Recurrent Trend Predictive Neural Network for Multi-Sensor Fire Detection

Abstract

We propose a Recurrent Trend Predictive Neural Network (rTPNN) for multi-sensor fire detection based on the trend as well as level prediction and fusion of sensor readings. The rTPNN model significantly differs from the existing methods due to recurrent sensor data processing employed in its architecture. rTPNN performs trend prediction and level prediction for the time series of each sensor reading and captures trends on multivariate time series data produced by multi-sensor detector.

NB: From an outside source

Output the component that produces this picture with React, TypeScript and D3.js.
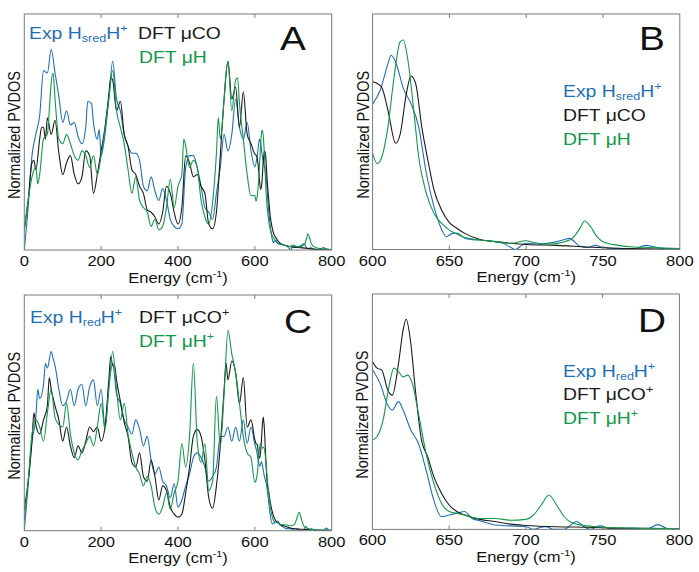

We compare the performance of the rTPNN model with that of each of the Linear Regression (LR) Nonlinear Perceptron (NP) Multi-Layer Perceptron (MLP) Kendall-tau combined with MLP Probabilistic Bayesian Neural Network (PBNN) Long-Short Term Memory (LSTM) and Support Vector Machine (SVM) on a publicly available fire data set. Our results show that rTPNN model significantly outperforms all of the other models (with 96% accuracy) while it is the only model that achieves high True Positive and True Negative rates (both above 92%) at the same time. rTPNN also triggers an alarm in only 11 s from the start of the fire where this duration is 22 s for the second-best model. Moreover we present that the execution time of rTPNN is acceptable for real-time applications.